The paper tackles the problem of learning collaborative policies in multi-agent systems by introducing Connectivity Driven Communication (CDC), a deep reinforcement learning approach that enables agents to dynamically learn communication and coordination through experience, achieving superior performance on cooperative navigation tasks compared to existing algorithms.
In artificial multi-agent systems, the ability to learn collaborative policies is predicated upon the agents' communication skills: they must be able to encode the information received from the environment and learn how to share it with other agents as required by the task at hand. We present a deep reinforcement learning approach, Connectivity Driven Communication (CDC), that facilitates the emergence of multi-agent collaborative behaviour only through experience. The agents are modelled as nodes of a weighted graph whose state-dependent edges encode pair-wise messages that can be exchanged. We introduce a graph-dependent attention mechanisms that controls how the agents' incoming messages are weighted.
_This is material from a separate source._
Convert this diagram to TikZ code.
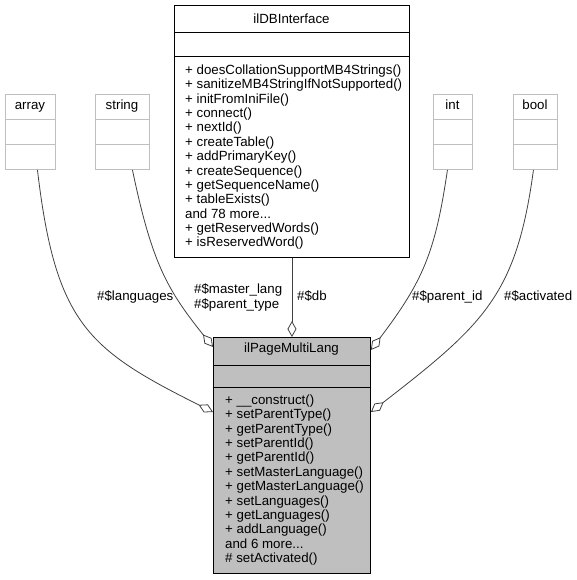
\documentclass[tikz,border=0pt]{standalone}
\usepackage{fontspec}
\setmainfont{Liberation Sans}
\usetikzlibrary{arrows.meta,calc}
\definecolor{edgec}{HTML}{404040}
\definecolor{lightb}{HTML}{BFBFBF}
\definecolor{focusfill}{HTML}{BFBFBF}
\def\mydots{...}
\begin{document}
\begin{tikzpicture}[x=1pt,y=-1pt,
  txt/.style={font=\fontsize{13.3}{14.4}\selectfont, inner sep=0pt, anchor=base west},
  ttl/.style={font=\fontsize{13.3}{14.4}\selectfont, inner sep=0pt, anchor=base},
  cls/.style={draw=black, line width=0.9pt, fill=white, inner sep=0pt, anchor=north west},
  focuscls/.style={draw=black, line width=0.9pt, fill=focusfill, inner sep=0pt, anchor=north west},
  prim/.style={draw=lightb, line width=0.9pt, fill=white, inner sep=0pt, anchor=north west},
  sepline/.style={draw=black, line width=0.9pt},
  primsep/.style={draw=lightb, line width=0.9pt},
  edge/.style={draw=edgec, line width=0.8pt, -{Diamond[fill=white,length=16pt,width=9pt]}}]
\useasboundingbox (0,0) rectangle (577,580);

% ---- ilDBInterface ----
\node[cls, minimum width=235pt, minimum height=252pt] (ildb) at (174,5) {};
\draw[sepline] (ildb.west |- 0,32) -- (ildb.east |- 0,32);
\draw[sepline] (ildb.west |- 0,56) -- (ildb.east |- 0,56);
\node[ttl] (ildbtitle) at (291.5,24) {ilDBInterface};
\foreach \t [count=\i from 0] in {%
  + doesCollationSupportMB4Strings(),
  + sanitizeMB4StringIfNotSupported(),
  + initFromIniFile(),
  + connect(),
  + nextId(),
  + createTable(),
  + addPrimaryKey(),
  + createSequence(),
  + getSequenceName(),
  + tableExists(),
  and 78 more\mydots,
  + getReservedWords(),
  + isReservedWord()}
  \node[txt] (dbm\i) at (185,{74.5+14.36*\i}) {\t};

% ---- ilPageMultiLang ----
\node[focuscls, minimum width=157pt, minimum height=236pt] (pml) at (213,337) {};
\draw[sepline] (pml.west |- 0,365) -- (pml.east |- 0,365);
\draw[sepline] (pml.west |- 0,387) -- (pml.east |- 0,387);
\node[ttl] (pmltitle) at (291.5,352.5) {ilPageMultiLang};
\foreach \t [count=\i from 0] in {%
  + \_\_construct(),
  + setParentType(),
  + getParentType(),
  + setParentId(),
  + getParentId(),
  + setMasterLanguage(),
  + getMasterLanguage(),
  + setLanguages(),
  + getLanguages(),
  + addLanguage(),
  and 6 more\mydots,
  \# setActivated()}
  \node[txt] (pmm\i) at (225,{404.5+14.36*\i}) {\t};

% ---- primitive types ----
\node[prim, minimum width=50pt, minimum height=75pt] (array) at (5,94) {};
\node[prim, minimum width=54pt, minimum height=75pt] (string) at (95,94) {};
\node[prim, minimum width=39pt, minimum height=75pt] (int) at (433,94) {};
\node[prim, minimum width=44pt, minimum height=75pt] (bool) at (513,94) {};
\foreach \b in {array,string,int,bool}{
  \draw[primsep] (\b.west |- 0,119) -- (\b.east |- 0,119);
  \draw[primsep] (\b.west |- 0,144) -- (\b.east |- 0,144);
}
\node[ttl] (arraytitle) at (30,110) {array};
\node[ttl] (stringtitle) at (122,110) {string};
\node[ttl] (inttitle) at (452.5,110) {int};
\node[ttl] (booltitle) at (535,110) {bool};

% ---- connectors ----
\draw[edge] ($(array.south)+(7,0)$) .. controls (55.5,323.6) and (87.8,349.4) .. ($(pml.north west)+(0,75)$);
\draw[edge] ($(string.south)+(10,0)$) .. controls (151.9,263.3) and (167.4,290) .. ($(pml.north west)+(0,10)$);
\draw[edge] (ildb.south) -- (pml.north);
\draw[edge] ($(int.south)+(-5.5,0)$) .. controls (435.3,252.5) and (423,281.1) .. ($(pml.north east)+(0,13)$);
\draw[edge] ($(bool.south)+(-2,0)$) .. controls (516.6,295.2) and (483.7,324.5) .. ($(pml.north east)+(0,75)$);

% ---- labels ----
\node[txt] (lblang) at (97,300.5) {\#\$languages};
\node[txt] (lbmaster) at (194,293.5) {\#\$master\_lang};
\node[txt] (lbptype) at (194,308) {\#\$parent\_type};
\node[txt] (lbdb) at (297,300.5) {\#\$db};
\node[txt] (lbpid) at (412,300.5) {\#\$parent\_id};
\node[txt] (lbact) at (504,300.5) {\#\$activated};
\end{tikzpicture}
\end{document}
This mechanism takes into full account the current state of the system as represented by the graph, and builds upon a diffusion process that captures how the information flows on the graph. The graph topology is not assumed to be known a priori, but depends dynamically on the agents' observations, and is learnt concurrently with the attention mechanism and policy in an end-to-end fashion. Our empirical results show that CDC is able to learn effective collaborative policies and can over-perform competing learning algorithms on cooperative navigation tasks.